▶ WHAT YOU SHOULD DO
Your task is to transcribe all the entries exactly, excluding pictures.
--- Begin DATA FOR THIS EXERCISE ---
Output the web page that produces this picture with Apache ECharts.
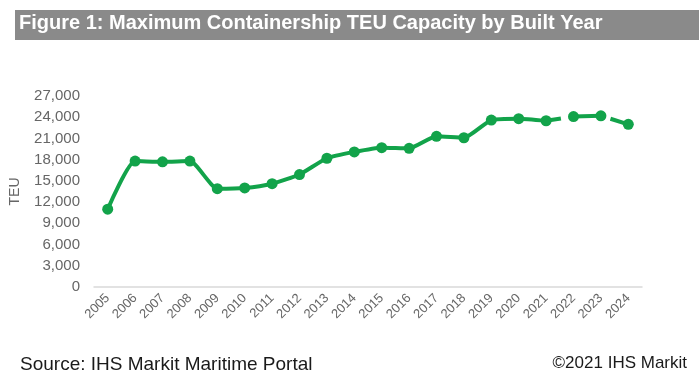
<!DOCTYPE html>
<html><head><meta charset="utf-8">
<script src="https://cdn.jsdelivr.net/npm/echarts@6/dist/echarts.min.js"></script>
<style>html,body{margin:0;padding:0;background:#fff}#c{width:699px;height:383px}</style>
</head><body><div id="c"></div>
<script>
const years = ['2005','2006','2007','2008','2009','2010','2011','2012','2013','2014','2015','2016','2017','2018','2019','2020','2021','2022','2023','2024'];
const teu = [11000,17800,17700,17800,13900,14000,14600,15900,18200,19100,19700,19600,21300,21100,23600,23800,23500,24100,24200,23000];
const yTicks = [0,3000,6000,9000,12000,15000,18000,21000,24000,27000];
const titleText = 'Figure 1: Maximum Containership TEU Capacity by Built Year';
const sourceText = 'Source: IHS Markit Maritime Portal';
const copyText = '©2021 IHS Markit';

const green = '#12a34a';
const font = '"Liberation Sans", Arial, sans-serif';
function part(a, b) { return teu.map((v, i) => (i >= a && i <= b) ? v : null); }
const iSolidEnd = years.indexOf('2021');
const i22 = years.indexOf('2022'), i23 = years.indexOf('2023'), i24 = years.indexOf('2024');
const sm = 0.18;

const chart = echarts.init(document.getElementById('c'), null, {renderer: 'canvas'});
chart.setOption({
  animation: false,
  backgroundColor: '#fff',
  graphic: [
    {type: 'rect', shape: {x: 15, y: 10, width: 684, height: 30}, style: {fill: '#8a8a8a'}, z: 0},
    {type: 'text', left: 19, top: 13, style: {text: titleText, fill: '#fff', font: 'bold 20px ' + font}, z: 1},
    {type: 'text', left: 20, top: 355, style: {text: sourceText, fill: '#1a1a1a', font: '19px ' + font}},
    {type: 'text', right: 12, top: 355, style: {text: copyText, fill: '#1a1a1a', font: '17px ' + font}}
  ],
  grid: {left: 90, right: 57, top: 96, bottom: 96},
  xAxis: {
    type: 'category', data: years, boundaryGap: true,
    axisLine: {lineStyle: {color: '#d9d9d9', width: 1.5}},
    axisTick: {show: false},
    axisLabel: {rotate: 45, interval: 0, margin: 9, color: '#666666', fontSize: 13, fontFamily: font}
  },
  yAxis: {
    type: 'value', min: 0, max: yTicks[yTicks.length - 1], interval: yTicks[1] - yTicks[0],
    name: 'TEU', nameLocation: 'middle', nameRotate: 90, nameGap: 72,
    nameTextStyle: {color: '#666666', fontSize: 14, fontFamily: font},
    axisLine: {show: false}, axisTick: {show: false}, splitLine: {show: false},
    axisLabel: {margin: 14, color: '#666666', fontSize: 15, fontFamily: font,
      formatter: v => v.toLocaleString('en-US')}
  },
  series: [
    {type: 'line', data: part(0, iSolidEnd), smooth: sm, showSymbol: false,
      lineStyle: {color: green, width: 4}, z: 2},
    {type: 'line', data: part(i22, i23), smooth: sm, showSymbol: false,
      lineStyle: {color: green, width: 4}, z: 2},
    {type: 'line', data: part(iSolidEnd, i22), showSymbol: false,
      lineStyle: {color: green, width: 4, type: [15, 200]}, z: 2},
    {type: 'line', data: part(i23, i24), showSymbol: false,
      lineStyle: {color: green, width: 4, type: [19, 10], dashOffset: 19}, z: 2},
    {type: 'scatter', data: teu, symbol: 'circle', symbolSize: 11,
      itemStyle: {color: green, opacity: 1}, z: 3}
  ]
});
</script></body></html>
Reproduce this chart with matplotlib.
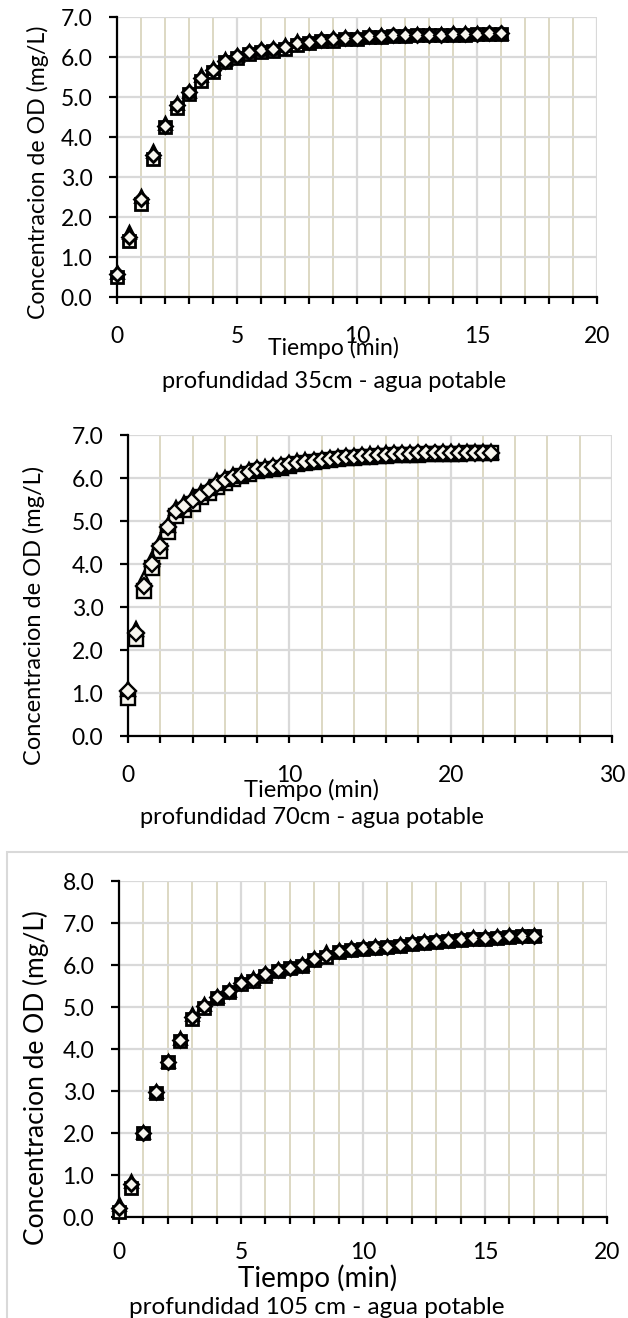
--- End DATA FOR THIS EXERCISE ---
▶ SOLUTION TO THIS PROBLEM
Output the web page that produces this picture with Apache ECharts.
<!DOCTYPE html>
<html><head><meta charset="utf-8">
<script src="https://cdn.jsdelivr.net/npm/echarts@6/dist/echarts.min.js"></script>
<style>html,body{margin:0;padding:0;background:#fff}#c{width:699px;height:383px}</style>
</head><body><div id="c"></div>
<script>
const years = ['2005','2006','2007','2008','2009','2010','2011','2012','2013','2014','2015','2016','2017','2018','2019','2020','2021','2022','2023','2024'];
const teu = [11000,17800,17700,17800,13900,14000,14600,15900,18200,19100,19700,19600,21300,21100,23600,23800,23500,24100,24200,23000];
const yTicks = [0,3000,6000,9000,12000,15000,18000,21000,24000,27000];
const titleText = 'Figure 1: Maximum Containership TEU Capacity by Built Year';
const sourceText = 'Source: IHS Markit Maritime Portal';
const copyText = '©2021 IHS Markit';

const green = '#12a34a';
const font = '"Liberation Sans", Arial, sans-serif';
function part(a, b) { return teu.map((v, i) => (i >= a && i <= b) ? v : null); }
const iSolidEnd = years.indexOf('2021');
const i22 = years.indexOf('2022'), i23 = years.indexOf('2023'), i24 = years.indexOf('2024');
const sm = 0.18;

const chart = echarts.init(document.getElementById('c'), null, {renderer: 'canvas'});
chart.setOption({
  animation: false,
  backgroundColor: '#fff',
  graphic: [
    {type: 'rect', shape: {x: 15, y: 10, width: 684, height: 30}, style: {fill: '#8a8a8a'}, z: 0},
    {type: 'text', left: 19, top: 13, style: {text: titleText, fill: '#fff', font: 'bold 20px ' + font}, z: 1},
    {type: 'text', left: 20, top: 355, style: {text: sourceText, fill: '#1a1a1a', font: '19px ' + font}},
    {type: 'text', right: 12, top: 355, style: {text: copyText, fill: '#1a1a1a', font: '17px ' + font}}
  ],
  grid: {left: 90, right: 57, top: 96, bottom: 96},
  xAxis: {
    type: 'category', data: years, boundaryGap: true,
    axisLine: {lineStyle: {color: '#d9d9d9', width: 1.5}},
    axisTick: {show: false},
    axisLabel: {rotate: 45, interval: 0, margin: 9, color: '#666666', fontSize: 13, fontFamily: font}
  },
  yAxis: {
    type: 'value', min: 0, max: yTicks[yTicks.length - 1], interval: yTicks[1] - yTicks[0],
    name: 'TEU', nameLocation: 'middle', nameRotate: 90, nameGap: 72,
    nameTextStyle: {color: '#666666', fontSize: 14, fontFamily: font},
    axisLine: {show: false}, axisTick: {show: false}, splitLine: {show: false},
    axisLabel: {margin: 14, color: '#666666', fontSize: 15, fontFamily: font,
      formatter: v => v.toLocaleString('en-US')}
  },
  series: [
    {type: 'line', data: part(0, iSolidEnd), smooth: sm, showSymbol: false,
      lineStyle: {color: green, width: 4}, z: 2},
    {type: 'line', data: part(i22, i23), smooth: sm, showSymbol: false,
      lineStyle: {color: green, width: 4}, z: 2},
    {type: 'line', data: part(iSolidEnd, i22), showSymbol: false,
      lineStyle: {color: green, width: 4, type: [15, 200]}, z: 2},
    {type: 'line', data: part(i23, i24), showSymbol: false,
      lineStyle: {color: green, width: 4, type: [19, 10], dashOffset: 19}, z: 2},
    {type: 'scatter', data: teu, symbol: 'circle', symbolSize: 11,
      itemStyle: {color: green, opacity: 1}, z: 3}
  ]
});
</script></body></html>
Reproduce this chart with matplotlib.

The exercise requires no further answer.